Os desafios do Ensino Superior

O Ensino Superior português enfrenta hoje dois desafios centrais e inadiáveis: garantir a igualdade de oportunidades no acesso e frequência, bem como concretizar uma reforma séria, ambiciosa e equilibrada do Regime Jurídico das Instituições de Ensino Superior (RJIES). Nenhum plano para o futuro será credível se ignorar estas duas frentes. Precisamos de coragem política, visão estratégica e, acima de tudo, compromisso com os estudantes e com o país.
A igualdade de oportunidades não pode ser um slogan vazio. Embora se fale muito da propina zero, importa lembrar que o custo do fim da propina ultrapassaria os 300 milhões de euros por ano — o equivalente, por exemplo, à construção de cerca de nove mil camas em residências estudantis, num momento em que a falta de alojamento é o principal entrave à frequência do Ensino Superior. Entre isentar de propinas quem tem meios para as pagar ou garantir habitação acessível a quem mais precisa, a prioridade deve ser clara. Não obstante, querer aumentar a propina, em termos reais, é profundamente ideológico e dogmático. O Ensino Superior não beneficia apenas o indivíduo, mas cria externalidades positivas na Economia e promove o crescimento económico que o país tanto precisa. A subida da propina, para além de ser um movimento em contraciclo com as melhores práticas de política pública na Europa, é um mau sinal por parte do Estado.
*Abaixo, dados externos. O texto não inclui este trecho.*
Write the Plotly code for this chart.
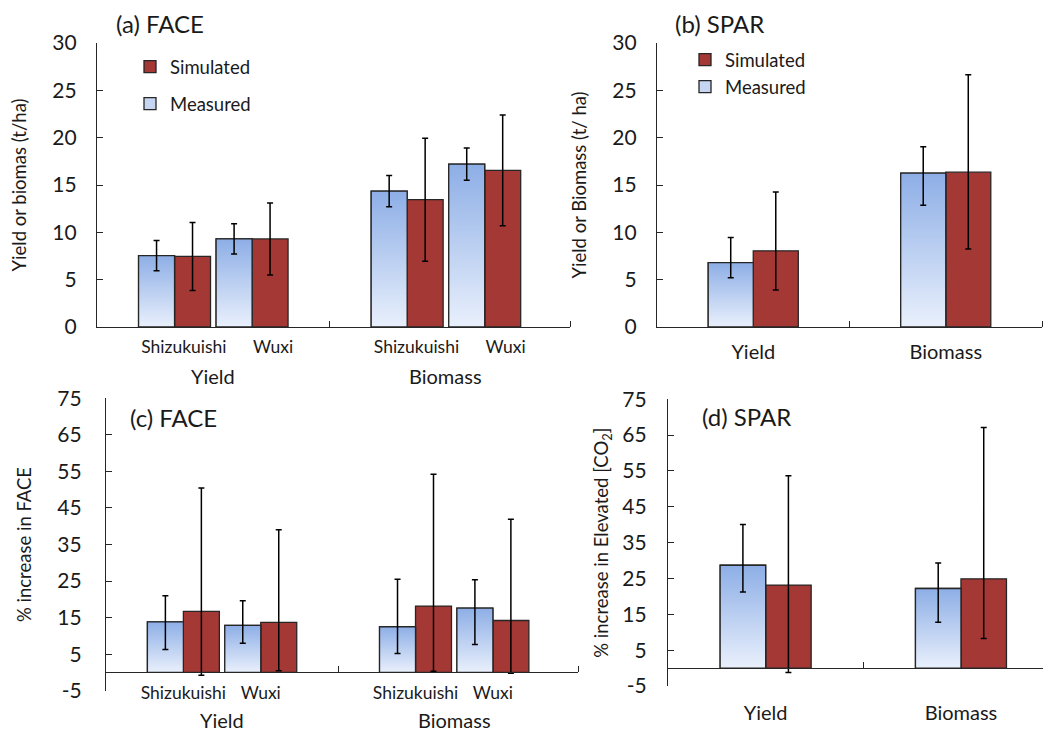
import plotly.graph_objects as go

# ---------------- data ----------------
groups = ["Yield", "Biomass"]
sites = ["Shizukuishi", "Wuxi"]

# (a) FACE, t/ha  (order: Yield-Shizukuishi, Yield-Wuxi, Biomass-Shizukuishi, Biomass-Wuxi)
face_meas = [7.55, 9.3, 14.35, 17.2]
face_meas_err = [1.6, 1.6, 1.65, 1.7]
face_sim = [7.45, 9.3, 13.45, 16.55]
face_sim_err = [3.6, 3.8, 6.5, 5.85]

# (b) SPAR, t/ha  (order: Yield, Biomass)
spar_meas = [6.8, 16.25]
spar_meas_up = [2.65, 2.8]
spar_meas_dn = [1.6, 3.4]
spar_sim = [8.05, 16.35]
spar_sim_up = [6.2, 10.3]
spar_sim_dn = [4.15, 8.1]

# (c) FACE, % increase
facepct_meas = [13.85, 12.85, 12.5, 17.6]
facepct_meas_up = [7.1, 6.75, 13.0, 7.75]
facepct_meas_dn = [7.55, 4.85, 7.3, 9.95]
facepct_sim = [16.7, 13.7, 18.15, 14.2]
facepct_sim_up = [33.75, 25.35, 36.1, 27.7]
facepct_sim_dn = [17.5, 13.25, 17.8, 14.45]

# (d) SPAR, % increase
sparpct_meas = [28.7, 22.2]
sparpct_meas_up = [11.35, 7.15]
sparpct_meas_dn = [7.45, 9.4]
sparpct_sim = [23.15, 24.9]
sparpct_sim_up = [30.5, 42.2]
sparpct_sim_dn = [24.4, 16.65]

yticks_abs = [0, 5, 10, 15, 20, 25, 30]
yticks_pct = [-5, 5, 15, 25, 35, 45, 55, 65, 75]

# ---------------- styling ----------------
PAGE_PAD = 8                      # default body margin of the html page
W, H = 1051 - PAGE_PAD, 733 - PAGE_PAD
FONT = "Lato"
EDGE = "#262626"
TXT = "#1a1a1a"
SIM_COLOR = "#A43835"
MEAS_LEGEND = "#C6D6F2"
MEAS_TOP = "#8DAEE6"
MEAS_BOTTOM = "#E9F0FC"
LW = 1.3


def fx(px):
    """screen pixel x -> paper fraction"""
    return min(1.0, (px - PAGE_PAD) / W)


def fy(py):
    """screen pixel y -> paper fraction"""
    return max(0.0, 1 - (py - PAGE_PAD) / H)


# positions: groups separated by an empty slot
pos4 = [3 * g + s for g in range(len(groups)) for s in range(len(sites))]
pos2 = list(range(len(groups)))

fig = go.Figure()


def add_panel(xa, ya, pos, w, meas, m_up, m_dn, sim, s_up, s_dn, legend, showlegend):
    common = dict(xaxis=xa, yaxis=ya)
    fig.add_trace(go.Bar(
        x=pos, y=sim, width=w, offset=0, name="Simulated",
        marker=dict(color=SIM_COLOR, line=dict(color=EDGE, width=LW)),
        error_y=dict(type="data", symmetric=False, array=s_up, arrayminus=s_dn,
                     color="black", thickness=1.5, width=3),
        legend=legend, showlegend=showlegend, legendgroup="sim", **common))
    fig.add_trace(go.Bar(
        x=pos, y=meas, width=w, offset=-w, name="Measured",
        marker=dict(color=MEAS_LEGEND, line=dict(color=EDGE, width=LW)),
        legend=legend, showlegend=showlegend, legendgroup="meas", **common))
    # vertical gradient fill of the measured bars
    for p, v in zip(pos, meas):
        fig.add_trace(go.Scatter(
            x=[p - w, p - w, p, p, p - w], y=[0, v, v, 0, 0],
            mode="lines", fill="toself",
            fillgradient=dict(type="vertical",
                              colorscale=[[0, MEAS_BOTTOM], [1, MEAS_TOP]]),
            line=dict(color=EDGE, width=LW),
            hoverinfo="skip", showlegend=False, **common))
    fig.add_trace(go.Scatter(
        x=[p - w / 2 for p in pos], y=meas, mode="markers",
        marker=dict(size=1, color="rgba(0,0,0,0)"),
        error_y=dict(type="data", symmetric=False, array=m_up, arrayminus=m_dn,
                     color="black", thickness=1.5, width=3),
        hoverinfo="skip", showlegend=False, **common))


add_panel("x", "y", pos4, 0.464, face_meas, face_meas_err, face_meas_err,
          face_sim, face_sim_err, face_sim_err, "legend", True)
add_panel("x2", "y2", pos2, 0.234, spar_meas, spar_meas_up, spar_meas_dn,
          spar_sim, spar_sim_up, spar_sim_dn, "legend2", True)
add_panel("x3", "y3", pos4, 0.465, facepct_meas, facepct_meas_up, facepct_meas_dn,
          facepct_sim, facepct_sim_up, facepct_sim_dn, "legend", False)
add_panel("x4", "y4", pos2, 0.233, sparpct_meas, sparpct_meas_up, sparpct_meas_dn,
          sparpct_sim, sparpct_sim_up, sparpct_sim_dn, "legend", False)

axis_common = dict(showline=True, linecolor=EDGE, linewidth=LW, showgrid=False,
                   zeroline=False, tickcolor=EDGE, tickwidth=LW, fixedrange=True,
                   automargin=False)

yax = dict(axis_common, ticks="inside", ticklen=6,
           tickfont=dict(size=21, color=TXT))
ytitle_font = dict(size=18.5, color=TXT)
minor4 = dict(tickvals=[2, 5.1], ticks="inside", ticklen=6, tickcolor=EDGE, tickwidth=LW)
minor2 = dict(tickvals=[0.5, 1.5], ticks="inside", ticklen=6, tickcolor=EDGE, tickwidth=LW)

site_shift_a = [0.12, 0.27]
lab4_a = [p + site_shift_a[i % 2] for i, p in enumerate(pos4)]

fig.update_layout(
    width=W, height=H, autosize=False,
    margin=dict(l=0, r=0, t=0, b=0, autoexpand=False),
    paper_bgcolor="white", plot_bgcolor="white",
    font=dict(family=FONT, color=TXT),
    barmode="overlay",
    xaxis=dict(axis_common, domain=[fx(97), fx(570)], range=[-1, 5.1], anchor="y",
               tickvals=lab4_a, ticktext=sites * 2, ticks="",
               tickfont=dict(size=17.5, color=TXT), ticklabelstandoff=4,
               minor=minor4),
    yaxis=dict(yax, domain=[fy(327), fy(43)], range=[0, 30], anchor="x",
               tickvals=yticks_abs, ticktext=[str(v) for v in yticks_abs],
               ticklabelstandoff=15,
               title=dict(text="Yield or biomas (t/ha)", font=ytitle_font, standoff=20)),
    xaxis2=dict(axis_common, domain=[fx(657), fx(1042)], range=[-0.5, 1.5], anchor="y2",
                tickvals=pos2, ticktext=groups, ticks="",
                tickfont=dict(size=20, color=TXT), ticklabelstandoff=7,
                minor=minor2),
    yaxis2=dict(yax, domain=[fy(327), fy(43)], range=[0, 30], anchor="x2",
                tickvals=yticks_abs, ticktext=[str(v) for v in yticks_abs],
                ticklabelstandoff=15,
                title=dict(text="Yield or Biomass (t/ ha)", font=ytitle_font, standoff=20)),
    xaxis3=dict(axis_common, domain=[fx(106), fx(578)], range=[-1, 5.1],
                anchor="free", position=fy(672.3),
                tickvals=pos4, ticktext=sites * 2, ticks="",
                tickfont=dict(size=17.5, color=TXT), ticklabelstandoff=5,
                minor=minor4),
    yaxis3=dict(yax, domain=[fy(690.7), fy(398.3)], range=[-5, 75], anchor="x3",
                tickvals=yticks_pct, ticktext=[str(v) for v in yticks_pct],
                ticklabelstandoff=19,
                title=dict(text="% increase in FACE", font=ytitle_font, standoff=20)),
    xaxis4=dict(axis_common, domain=[fx(668), fx(1060)], range=[-0.5, 1.461],
                anchor="free", position=fy(668.2),
                tickvals=pos2, ticktext=groups, ticks="",
                tickfont=dict(size=20, color=TXT), ticklabelstandoff=27,
                minor=minor2),
    yaxis4=dict(yax, domain=[fy(686), fy(399.3)], range=[-5, 75], anchor="x4",
                tickvals=yticks_pct, ticktext=[str(v) for v in yticks_pct],
                ticklabelstandoff=16,
                title=dict(text="% increase in Elevated [CO<sub>2</sub>]",
                           font=ytitle_font, standoff=8)),
    legend=dict(x=fx(130), y=fy(48), xanchor="left", yanchor="top",
                bgcolor="rgba(0,0,0,0)", font=dict(size=18.5, color=TXT),
                traceorder="grouped", tracegroupgap=10),
    legend2=dict(x=fx(685), y=fy(41), xanchor="left", yanchor="top",
                 bgcolor="rgba(0,0,0,0)", font=dict(size=18.5, color=TXT),
                 traceorder="grouped", tracegroupgap=0),
)

# panel titles
titles = [("(a) FACE", 160, 24), ("(b) SPAR", 719, 24),
          ("(c) FACE", 173, 417), ("(d) SPAR", 746, 416)]
for txt, cx, cy in titles:
    fig.add_annotation(text=txt, x=fx(cx), y=fy(cy), xref="paper", yref="paper",
                       showarrow=False, font=dict(size=24, color=TXT),
                       xanchor="center", yanchor="middle")

# group labels under the site labels in panels (a) and (c)
for xa, cy, yanc in (("x", 375.5, "middle"), ("x3", 733, "bottom")):
    for gi, g in enumerate(groups):
        gpos = [p for i, p in enumerate(pos4) if i // len(sites) == gi]
        fig.add_annotation(text=g, x=sum(gpos) / len(gpos), y=fy(cy),
                           xref=xa, yref="paper", showarrow=False,
                           font=dict(size=20, color=TXT), borderpad=0,
                           xanchor="center", yanchor=yanc)

fig.write_html("out.html")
Hoje, apenas 10% dos filhos de agregados familiares com menos recursos conseguem chegar ao ensino superior. Mas, o financiamento nacional destinado à atribuição de bolsas de ação social no Ensino Superior não tem ultrapassado os 70 milhões de euros por ano e as bolsas continuam a ser calculadas com base num valor de referência que está cerca de 1.350 euros abaixo do limiar de pobreza definido pelo INE. Importa, pois, apoiar aqueles que precisam na efetiva medida das suas necessidades, isto é, tratar diferente o que é diferente, apoiando os que necessitam por terem mais limitações socioeconómicas à partida fruto do contexto em que nasceram e cresceram. Isso é que é justiça social.
Mesmo assim, permanece uma devolução acrítica de propinas enquanto prémio salarial, uma medida mal desenhada e regressiva que é ineficaz para travar a emigração qualificada, mas pode custar ao Estado mais de 200 milhões de euros por ano. É urgente canalizar estes recursos para onde podem fazer realmente a diferença: reforçar a ação social, garantir alojamento digno e acabar com as desigualdades entre estudantes. Não percamos tempo em debates ideológicos sobre as propinas, sejamos práticos: ponhamos fim à devolução da propina e reforcemos a ação social.
O segundo grande desafio do Ensino Superior é a revisão do RJIES. Temos de reforçar a autonomia das Instituições de Ensino Superior, promover uma governação mais democrática e representativa e conseguir abri-las à sociedade. O atual modelo de eleição dos reitores e presidentes, limitado a conselhos gerais de 15 a 35 membros, é um sistema fechado, vulnerável a lógicas de fação e interesses predominantemente internos. Um novo modelo, mais plural e participado, pode ser uma oportunidade para renovar a legitimidade das lideranças e aproximar as IES da sua comunidade.
A reforma tem de ser ambiciosa no reforço da autonomia institucional, que evidentemente tem de ser acompanhada por níveis de financiamento adequados. Sem capacidade financeira, não há planeamento estratégico, nem verdadeira autonomia. Mas a ambição também tem de estar na arquitetura do sistema. Permitir que os institutos politécnicos possam ministrar doutoramentos, com base na avaliação criteriosa da sua qualidade técnica e científica, foi um passo importante. Mas consentir a designação de “universidade politécnica” a instituições que lecionem apenas um doutoramento é nivelar por baixo. A excelência e a exigência não se constroem com atalhos.
É essencial, também, que esta revisão garanta a criação de um estatuto nacional do estudante do Ensino Superior. Não é admissível que dois estudantes em situações iguais sejam tratados de forma diferente, apenas por estarem inscritos em instituições distintas. Um estatuto que assegure direitos e deveres transversalmente reconhecidos é fundamental para a coesão do sistema.
Em suma, o Ensino Superior precisa de uma reforma institucional, de mais investimento e justiça social. A devolução de propinas sob a forma de prémio salarial deve acabar, as propinas pagas pelos estudantes não devem aumentar, e os recursos existentes devem ser eficazmente redirecionados para ação social e habitação. Em paralelo, o RJIES deve ser revisto, para responder a novos desafios, com mais democracia, mais autonomia e mais responsabilidade. O momento de agir é agora — e falhar nesta missão é hipotecar o futuro do País.